The Tina Ricca Murder
Excerpted from the CentreView (Centreville, Va.) 8/11/94
Right from the start, said John Ricca, the investigation into his daughter's Nov. 6 murder at the construction site of the Rockwell International building
in Westfields was "shrouded in secrecy."
He received little information about how she died and nine months after her murder the police have still not found her killer.
Now, says Ricca, it all makes sense.
It was revealed this week that the Rockwell site where his daughter Tina worked as a security guard was actually a front for the headquarters of the
super-secret National Reconnaissance Office (NRO). The CIA and the Defense Department jointly oversee the NRO-which manages America's spy satellites-and its existence was kept top secret until two years ago.
On Monday, President Clinton declassified the NRO headquarters' existence, after many senators complained no one had told them of the project's
magnitude and cost. The Senate Select Committee on Intelligence was upset to discover the building was estimated to cost $350 million-nearly twice what they'd been told it would.
Ricca has little sympathy for them, saying they "only lost money-I lost a daughter."
Fairfax County Police Lt. Dennis Wilson with the homicide squad said Ricca's body was found in a temporary construction trailer not part of the NRO
complex. He said police didn't know then that the complex was anything but a Rockwell facility, but said that fact has no bearing on the investigation.
But to Ricca, of Falls Church, it does have bearing, and "makes it even more believable why things have gone the way they have. It's making more sense by the minute why I haven't gotten any information."
Tina Ricca, 27, was employed as a security guard by Vance International of Oakton and had worked at the Rockwell site on Chantilly's Lee Road almost two years. She'd just been offered a job by Rockwell in Australia and was looking forward to beginning it.
She'd already finished her own eight-hour shift and was filling in for a co-worker away on National Guard duty when her life was ended by a bullet to the upper part of her body.
Police decline to reveal the type or caliber of weapon used or specify exactly where she was shot. But she wasn't wearing the bullet proof vest she usually
wore, and both her gun and radio were missing.
Police have not ascribed a motive for her murder, but the ClA's involvement in the building, Ricca said, brings possible scenarios to mind. Perhaps, he
said, his daughter saw something she shouldn't have. It also might explain, he said, why there was an approximately 2 1/2-hour gap between the time she
was shot and the time Vance reported it.
"It gave the CIA plenty of time to destroy whatever evidence there was before the police got on the scene," said Ricca.

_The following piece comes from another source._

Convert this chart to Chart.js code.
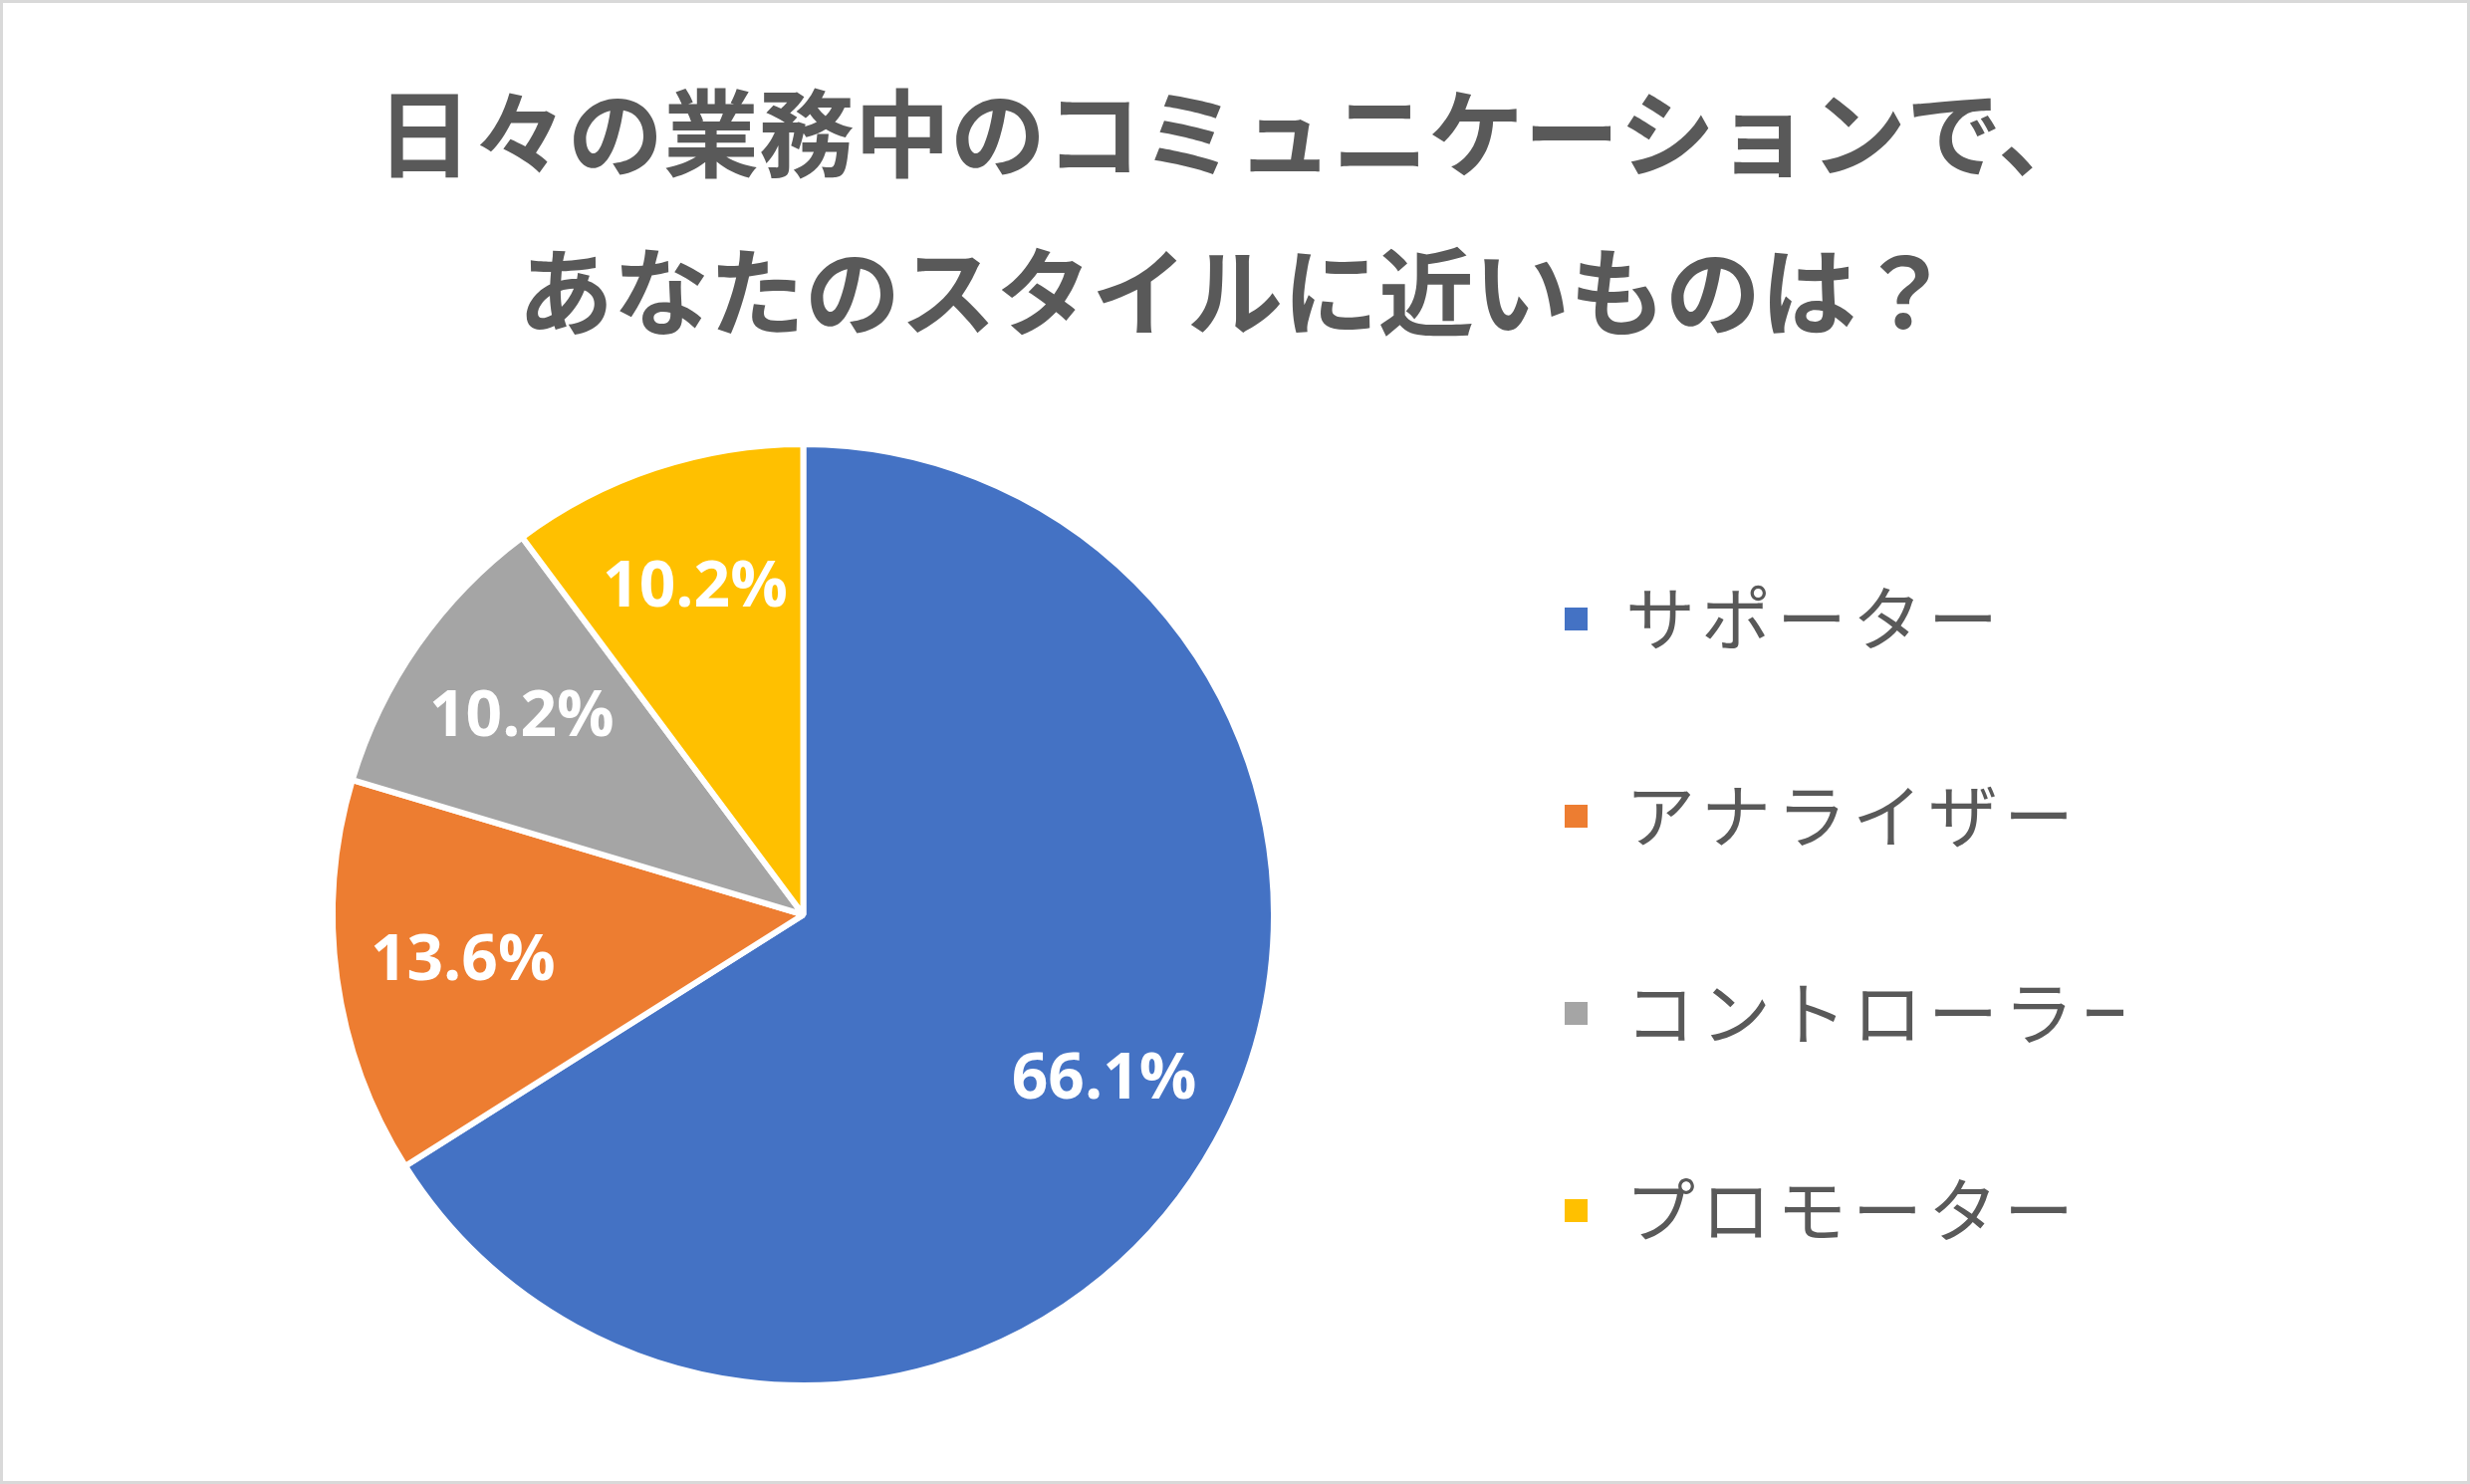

CIA spokeswoman Suzanne Wheeler Klein said Wednesday, "We don't have any information and don't have any comment on it."
There's also a question whether the FBI was involved in the murder investigation. Although FBI officials have denied they're a part of it, Ricca said he understands the FBI was on the scene before the police and later questioned some possible suspects. After the murder, he said, both the police and Vance had difficulty getting into the site.
If you've got the CIA and a real top-secret thing like the NRO," he said, "why in the world did they have one guard out there? There was only one guard
on duty besides her, and there was supposed to be four. They should have had more." He also plans to contact the Senate, Congress and President Clinton,
but doubts if, ultimately it'll get him anywhere.

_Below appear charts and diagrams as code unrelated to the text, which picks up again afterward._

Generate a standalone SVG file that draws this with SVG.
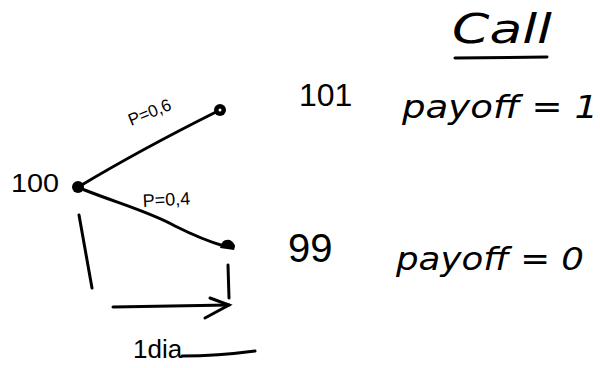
<svg xmlns="http://www.w3.org/2000/svg" width="600" height="368" viewBox="0 0 600 368">
<style>
.t{font-family:"Liberation Sans",Arial,sans-serif;fill:#000}
.h{font-family:"DejaVu Sans","Liberation Sans",sans-serif;font-style:italic;fill:#000}
.ln{stroke:#000;stroke-width:3;fill:none;stroke-linecap:round}
.dot{fill:#000}
</style>
<rect width="600" height="368" fill="#fff"/>
<g id="connectors">
<path class="ln" d="M80 186 C120 162 180 130 216 112"/>
<path class="ln" d="M82 189 C120 204 150 212 175 226 C195 236 210 242 224 246"/>
<path class="ln" d="M79 215 L92 288"/>
<path class="ln" d="M228 265 L229 298"/>
<path class="ln" d="M113 307 L229 305"/>
<path class="ln" d="M210 298 L229 305 L205 318"/>
</g>
<g id="n100">
<circle class="dot" cx="78" cy="187" r="6"/>
<text class="t" x="11" y="192" font-size="26" textLength="48" lengthAdjust="spacingAndGlyphs">100</text>
</g>
<g id="n101">
<circle class="dot" cx="220" cy="110" r="6"/>
<circle cx="220" cy="110" r="1.5" fill="#fff"/>
<text class="t" x="299" y="106" font-size="32">101</text>
<text class="h" x="402" y="118" font-size="32" textLength="196" lengthAdjust="spacingAndGlyphs">payoff = 1</text>
</g>
<g id="n99">
<path class="dot" d="M220 248 Q222 238 230 240 Q237 244 234 250 Z"/>
<text class="t" x="288" y="262" font-size="40">99</text>
<text class="h" x="396" y="270" font-size="32" textLength="188" lengthAdjust="spacingAndGlyphs">payoff = 0</text>
</g>
<g id="labels">
<text class="t" font-size="17" transform="translate(131,126) rotate(-22)">P=0,6</text>
<text class="t" font-size="18" transform="translate(143,207) rotate(-3)">P=0,4</text>
<text class="h" x="452" y="43" font-size="40" textLength="100" lengthAdjust="spacingAndGlyphs">Call</text>
<path class="ln" d="M455 58 L547 57"/>
<text class="t" x="133" y="358" font-size="26">1dia</text>
<path class="ln" d="M182 356 C210 356 240 353 255 351"/>
</g>
</svg>
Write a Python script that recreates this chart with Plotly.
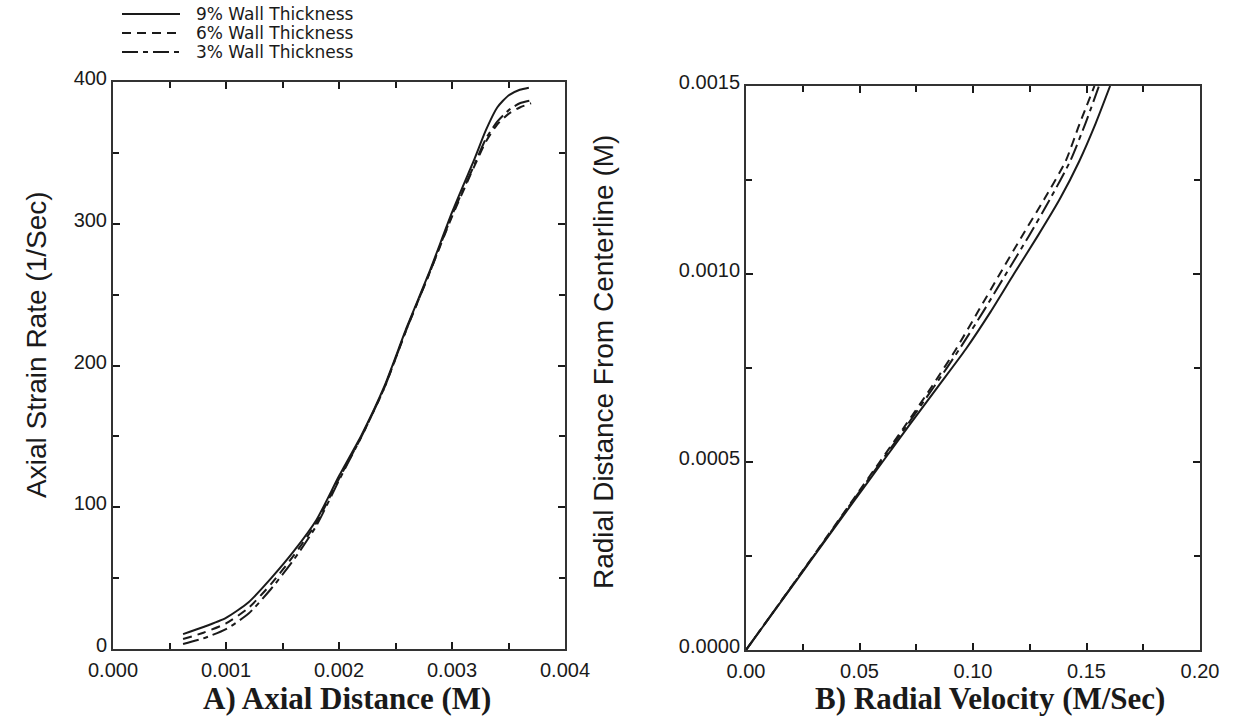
import plotly.graph_objects as go

# ---------------- data ----------------
series_names = ["9% Wall Thickness", "6% Wall Thickness", "3% Wall Thickness"]

# Panel A: axial strain rate (1/Sec) vs axial distance (M)
axial_x_9 = [0.00062, 0.0008, 0.0010, 0.0012, 0.0014, 0.0016, 0.0018, 0.0020, 0.0022, 0.0024,
             0.0026, 0.0028, 0.0030, 0.0032, 0.0033, 0.0034, 0.0035, 0.0036, 0.00368]
strain_9 = [10.5, 15.5, 22, 33, 50, 69, 91, 122, 151, 185,
            227, 266, 308, 346, 366, 382, 390.5, 394.5, 396]

axial_x_6 = [0.00062, 0.0008, 0.0010, 0.0012, 0.0014, 0.0016, 0.0018, 0.0020, 0.0022, 0.0024,
             0.0026, 0.0028, 0.0030, 0.0032, 0.0033, 0.0034, 0.0035, 0.0036, 0.0037]
strain_6 = [7, 11.5, 18, 29, 46, 66, 89, 120, 150, 184,
            226, 265, 305, 341, 358, 370, 377.5, 382, 385]

axial_x_3 = [0.00062, 0.0008, 0.0010, 0.0012, 0.0014, 0.0016, 0.0018, 0.0020, 0.0022, 0.0024,
             0.0026, 0.0028, 0.0030, 0.0032, 0.0033, 0.0034, 0.0035, 0.0036, 0.0037]
strain_3 = [3.5, 7.5, 14, 25, 42.5, 63, 87, 119, 150, 184,
            226, 265, 306, 342, 360, 372, 380, 385, 387]

# Panel B: radial distance from centerline (M) vs radial velocity (M/Sec)
radial_r = [0.0, 0.0001, 0.0002, 0.0003, 0.0004, 0.0005, 0.0006, 0.0007,
            0.0008, 0.0009, 0.0010, 0.0011, 0.0012, 0.0013, 0.0014, 0.0015]
velocity_9 = [0, 0.0120, 0.0240, 0.0360, 0.0480, 0.0601, 0.0722, 0.0845,
              0.0968, 0.1078, 0.1180, 0.1284, 0.1383, 0.1468, 0.1540, 0.1604]
velocity_6 = [0, 0.0119, 0.0237, 0.0355, 0.0472, 0.0589, 0.0705, 0.0818,
              0.0925, 0.1022, 0.1118, 0.1215, 0.1315, 0.1408, 0.1470, 0.1535]
velocity_3 = [0, 0.0119, 0.0238, 0.0357, 0.0475, 0.0594, 0.0712, 0.0828,
              0.0940, 0.1045, 0.1145, 0.1245, 0.1340, 0.1428, 0.1495, 0.1555]

# ---------------- styling ----------------
W, H = 1236, 719
INK = "#1a1a1a"
dash_styles = ["solid", "9px,6px", "16px,5px,5px,5px"]
TICK_FONT = dict(family="Liberation Sans, Arial, sans-serif", size=20, color=INK)
YTITLE_FONT = dict(family="Liberation Sans, Arial, sans-serif", size=28, color=INK)
XTITLE_FONT = dict(family="Liberation Serif, Times New Roman, serif", size=31, color=INK)

fig = go.Figure()

panel_a = [(axial_x_9, strain_9), (axial_x_6, strain_6), (axial_x_3, strain_3)]
for (xs, ys), name, dash in zip(panel_a, series_names, dash_styles):
    fig.add_trace(go.Scatter(x=xs, y=ys, mode="lines", name=name, showlegend=False,
                             line=dict(color=INK, width=2, dash=dash, shape="spline", smoothing=0.6),
                             xaxis="x", yaxis="y"))

panel_b = [velocity_9, velocity_6, velocity_3]
for vs, name, dash in zip(panel_b, series_names, dash_styles):
    fig.add_trace(go.Scatter(x=vs, y=radial_r, mode="lines", name=name, showlegend=False,
                             line=dict(color=INK, width=2, dash=dash, shape="spline", smoothing=0.6),
                             xaxis="x2", yaxis="y2"))


def axis(domain, rng, dtick, minor_dtick, fmt, anchor, **extra):
    spec = dict(domain=domain, range=rng, dtick=dtick, tick0=0, tickformat=fmt,
                ticks="inside", ticklen=7, tickwidth=2, tickcolor=INK,
                minor=dict(dtick=minor_dtick, tick0=0, ticks="inside", ticklen=6,
                           tickwidth=2, tickcolor=INK, showgrid=False),
                showline=True, linewidth=2, linecolor="#333333", mirror="ticks",
                showgrid=False, zeroline=False, tickfont=TICK_FONT, anchor=anchor,
                automargin=False, fixedrange=True)
    spec.update(extra)
    return spec


fig.update_layout(
    template="none",
    width=W, height=H, autosize=False,
    margin=dict(l=0, r=0, t=0, b=0, pad=0),
    paper_bgcolor="white", plot_bgcolor="white",
    xaxis=axis([113 / W, 565 / W], [0, 0.004], 0.001, 0.0005, ".3f", "y", ticklabelstandoff=2),
    yaxis=axis([1 - 649 / H, 1 - 82 / H], [0, 400], 100, 50, "d", "x", ticklabelshift=-4),
    xaxis2=axis([746 / W, 1200 / W], [0, 0.2], 0.05, 0.025, ".2f", "y2", ticklabelstandoff=2),
    yaxis2=axis([1 - 650 / H, 1 - 86 / H], [0, 0.0015], 0.0005, 0.00025, ".4f", "x2",
                ticklabelshift=-4),
)

annotations = [
    dict(text="<b>A) Axial Distance (M)</b>", x=347 / W, y=1 - 698 / H, font=XTITLE_FONT),
    dict(text="<b>B) Radial Velocity (M/Sec)</b>", x=990 / W, y=1 - 698 / H, font=XTITLE_FONT),
    dict(text="Axial Strain Rate (1/Sec)", x=36 / W, y=1 - 345 / H, textangle=-90, font=YTITLE_FONT),
    dict(text="Radial Distance From Centerline (M)", x=603 / W, y=1 - 362 / H, textangle=-90,
         font=YTITLE_FONT),
]
for a in annotations:
    a.update(xref="paper", yref="paper", showarrow=False, xanchor="center", yanchor="middle",
             borderpad=0)

# key in the upper-left corner: line sample plus label for each series
key_rows = [14, 33, 52]
shapes = []
for name, dash, row in zip(series_names, dash_styles, key_rows):
    shapes.append(dict(type="line", xref="paper", yref="paper",
                       x0=122 / W, x1=180 / W, y0=1 - row / H, y1=1 - row / H,
                       line=dict(color=INK, width=2, dash=dash)))
    annotations.append(dict(text=name, xref="paper", yref="paper", x=195 / W, y=1 - row / H,
                            xanchor="left", yanchor="middle", showarrow=False, borderpad=0,
                            font=dict(family="DejaVu Sans, sans-serif", size=17, color=INK)))

fig.update_layout(annotations=annotations, shapes=shapes)

fig.write_html("out.html")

Ricca said "If [the CIA] doesn't want Congress and the Ways and Means Committee to know what happened," he said, "they're surely not going to tell
me─especially if they're involved in it."
Although police are saying the slain guard’s body was found in a construction trailer, Ricca said they told him she was actually found in a blue, modular
building. If she was in the trailer, he said, the other guard would have been with her.
He also said the room she was in had working computers in it, and he believes, "at the very minimum, those computers contained the drawings of the building, and that was top secret." Yet, he said, police told him when the FBI let them in, there was nothing on the computers.
To get through each day, he focuses on his job (ironically, he's a general manager for a construction company that's a prime contractor to the federal government), his wife and his children….
The murder is still unsolved, and the Post is yet to write a word about it. The building complex, by the way, has a quite high, secure fence around it. It
would not have been easy for an intruder to make it in over the fence.